Herkesi Olduğu Gibi Kabul Ediyor Muyuz?
- 08-09-2024 09:20
Toplum olarak sıkça kendimize şu soruyu sorarız: "Herkesi olduğu gibi kabul edebiliyor muyuz?" Görünüşte, bu basit bir soru gibi görünebilir, ama aslında derin ve karmaşık bir meseleye işaret eder. Herkesi olduğu gibi kabul etme düşüncesi, empati ve hoşgörü gerektiren bir yaklaşımdır. Ancak, gerçek dünyada bu, pek de kolay bir uygulama değildir. Çevremizdeki çeşitlilik, bizi bazen rahatlık alanımızdan çıkarabilir. Farklı yaşam tarzları, değerler veya düşünce biçimleri, genellikle alışılmışın dışında görünür ve bu da anlaşılmadıklarında önyargılara yol açabilir. Ancak kabul etmek sadece "katlanmak" değil, gerçekten anlamak ve değer vermekle ilgilidir. Hepimiz farklı arka planlardan geliyoruz ve farklı deneyimler yaşamışızdır. Bu çeşitlilik, toplumu zenginleştiren bir özelliktir. Birini olduğu gibi kabul etmek, onun farklılıklarını bir sorun olarak görmek yerine, bu farklılıkları zenginleştirici bir öğe olarak değerlendirmeyi gerektirir.

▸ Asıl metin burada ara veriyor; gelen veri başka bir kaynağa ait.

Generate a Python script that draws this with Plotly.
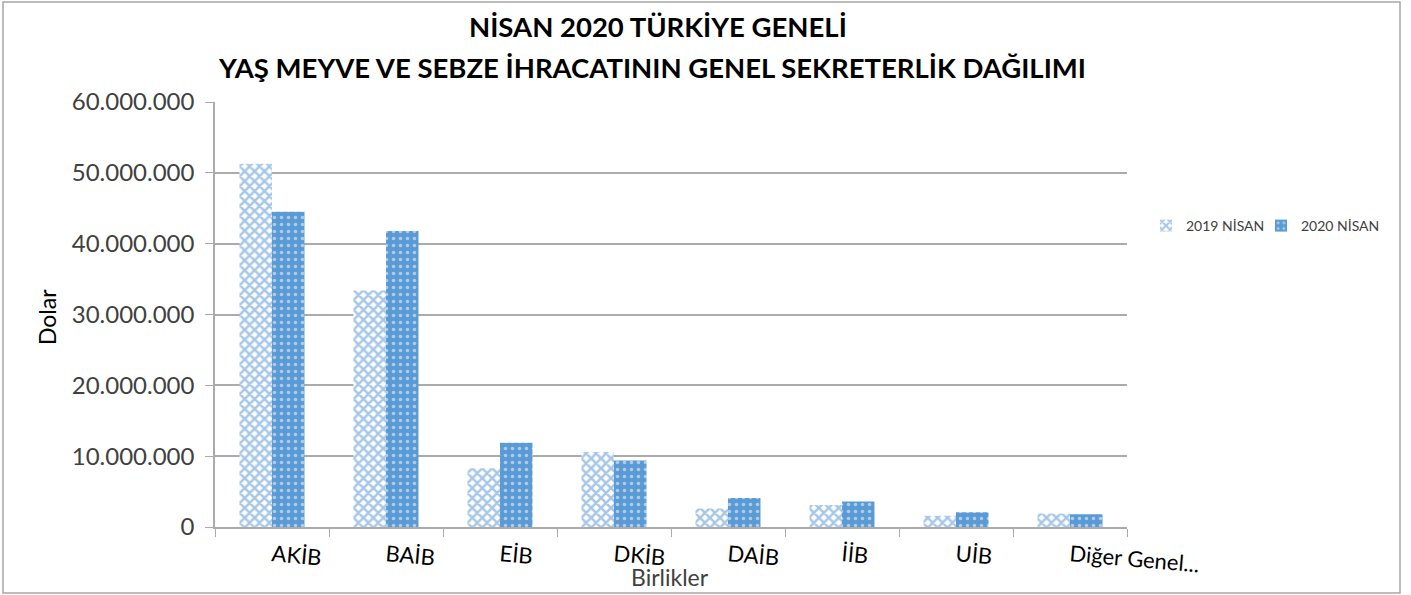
import plotly.graph_objects as go

categories = ["AKİB", "BAİB", "EİB", "DKİB", "DAİB", "İİB", "UİB", "Diğer Genel..."]
values_2019 = [51300000, 33400000, 8300000, 10600000, 2600000, 3100000, 1600000, 1900000]
values_2020 = [44500000, 41800000, 11900000, 9400000, 4100000, 3600000, 2100000, 1800000]
series_names = ["2019 NİSAN", "2020 NİSAN"]
y_ticks = [0, 10000000, 20000000, 30000000, 40000000, 50000000, 60000000]

BLUE = "#5B9BD5"
GRID = "#ABABAB"
TXT = "#404040"
FONT = "Lato"

fig = go.Figure()
fig.add_trace(go.Bar(
    x=categories, y=values_2019, name=series_names[0], legend="legend",
    marker=dict(color="white", line=dict(width=0),
                pattern=dict(shape="x", fgcolor="#4F8FD0", bgcolor="white", size=7, solidity=0.6)),
))
fig.add_trace(go.Bar(
    x=categories, y=values_2020, name=series_names[1], legend="legend2",
    marker=dict(color=BLUE, line=dict(width=0),
                pattern=dict(shape=".", fgcolor="white", bgcolor=BLUE, size=7, solidity=0.2)),
))

legend_common = dict(orientation="h", xanchor="left", yanchor="middle",
                     font=dict(size=14, color=TXT, family=FONT),
                     bgcolor="rgba(0,0,0,0)")

fig.update_layout(
    width=1411, height=595,
    margin=dict(l=215, r=284, t=102, b=68, autoexpand=False),
    paper_bgcolor="white", plot_bgcolor="white",
    barmode="group", bargap=0.43, bargroupgap=0,
    separators=",.",
    font=dict(family=FONT, color=TXT),
    showlegend=True,
    legend=dict(x=(1146 - 215) / 912, y=(527 - 226) / 425, **legend_common),
    legend2=dict(x=(1261 - 215) / 912, y=(527 - 226) / 425, **legend_common),
    xaxis=dict(
        type="category", tickson="boundaries", ticks="outside", ticklen=8,
        tickcolor=GRID, tickwidth=1, showline=True, linecolor=GRID, linewidth=1.5,
        tickangle=5, tickfont=dict(size=22, color="black", family=FONT),
        showgrid=False, ticklabelstandoff=6,
    ),
    yaxis=dict(
        range=[0, 60000000], tickvals=y_ticks, tickformat=",d",
        ticks="outside", ticklen=8, tickcolor=GRID, tickwidth=1,
        showline=True, linecolor=GRID, linewidth=1.5,
        showgrid=True, gridcolor=GRID, gridwidth=1.5,
        tickfont=dict(size=24, color=TXT, family=FONT), zeroline=False,
        ticklabelstandoff=6,
    ),
    shapes=[dict(type="rect", xref="paper", yref="paper", x0=-212/912, x1=1185/912,
                 y0=-66/425, y1=525/425, line=dict(color="#A6A6A6", width=1.5), layer="below")],
    annotations=[
        dict(text="<b>NİSAN 2020 TÜRKİYE GENELİ</b>", xref="paper", yref="paper",
             x=(658 - 215) / 912, y=(527 - 27) / 425, showarrow=False,
             font=dict(size=27.5, color="black", family=FONT), xanchor="center", yanchor="middle"),
        dict(text="<b>YAŞ MEYVE VE SEBZE İHRACATININ GENEL SEKRETERLİK DAĞILIMI</b>", xref="paper", yref="paper",
             x=(652 - 215) / 912, y=(527 - 67) / 425, showarrow=False,
             font=dict(size=27.5, color="black", family=FONT), xanchor="center", yanchor="middle"),
        dict(text="Dolar", xref="paper", yref="paper", x=(47 - 215) / 912, y=(527 - 317) / 425,
             textangle=-90, showarrow=False, font=dict(size=23, color="black", family=FONT),
             xanchor="center", yanchor="middle"),
        dict(text="Birlikler", xref="paper", yref="paper", x=(670 - 215) / 912, y=(527 - 577) / 425,
             showarrow=False, font=dict(size=23, color=TXT, family=FONT),
             xanchor="center", yanchor="middle"),
    ],
)

fig.write_html("out.html", config={"displayModeBar": False},
               post_script="document.body.style.margin='0';document.body.style.overflow='hidden';")
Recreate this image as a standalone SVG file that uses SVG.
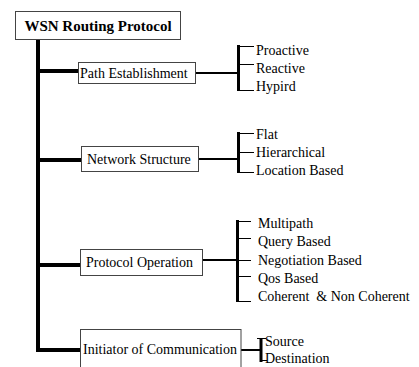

Bunu başarmak, empati kurmakla başlar. Empati, sadece bir kişinin yaşadığı durumları anlamak değil, aynı zamanda onları bu koşullarda desteklemektir. Bunu yaptığımızda, hem kendimizi hem de çevremizdekileri daha iyi anlayabiliriz. Bir insanın özgeçmişini, kültürel geçmişini veya yaşam biçimini anlamaya çalışmak, bizim bu insanlara yaklaşımımızı derinden etkiler. Elbette herkesin mükemmel olduğu bir dünya yok. Hepimiz zaman zaman yanlış anlaşılabilir veya yanlış davranabiliriz. Ancak önemli olan, bu hataları kabul etmek ve insanları iyileştirmek için bir fırsat olarak görmektir. Samimiyetle yaklaşmak, bizi daha anlayışlı ve daha kapsayıcı kılar.
Sonuç olarak, herkesi olduğu gibi kabul etmek, kişisel bir yolculuktur. Her gün bu yolculukta adım atıyoruz ve her adım, bizi daha iyi bir toplum yapma yolunda bir ilerleme olabilir. İnsanları olduğu gibi kabul etmek, hem bireysel hem de toplumsal olarak bizi daha güçlü ve daha bağlı bir topluluk haline getirebilir.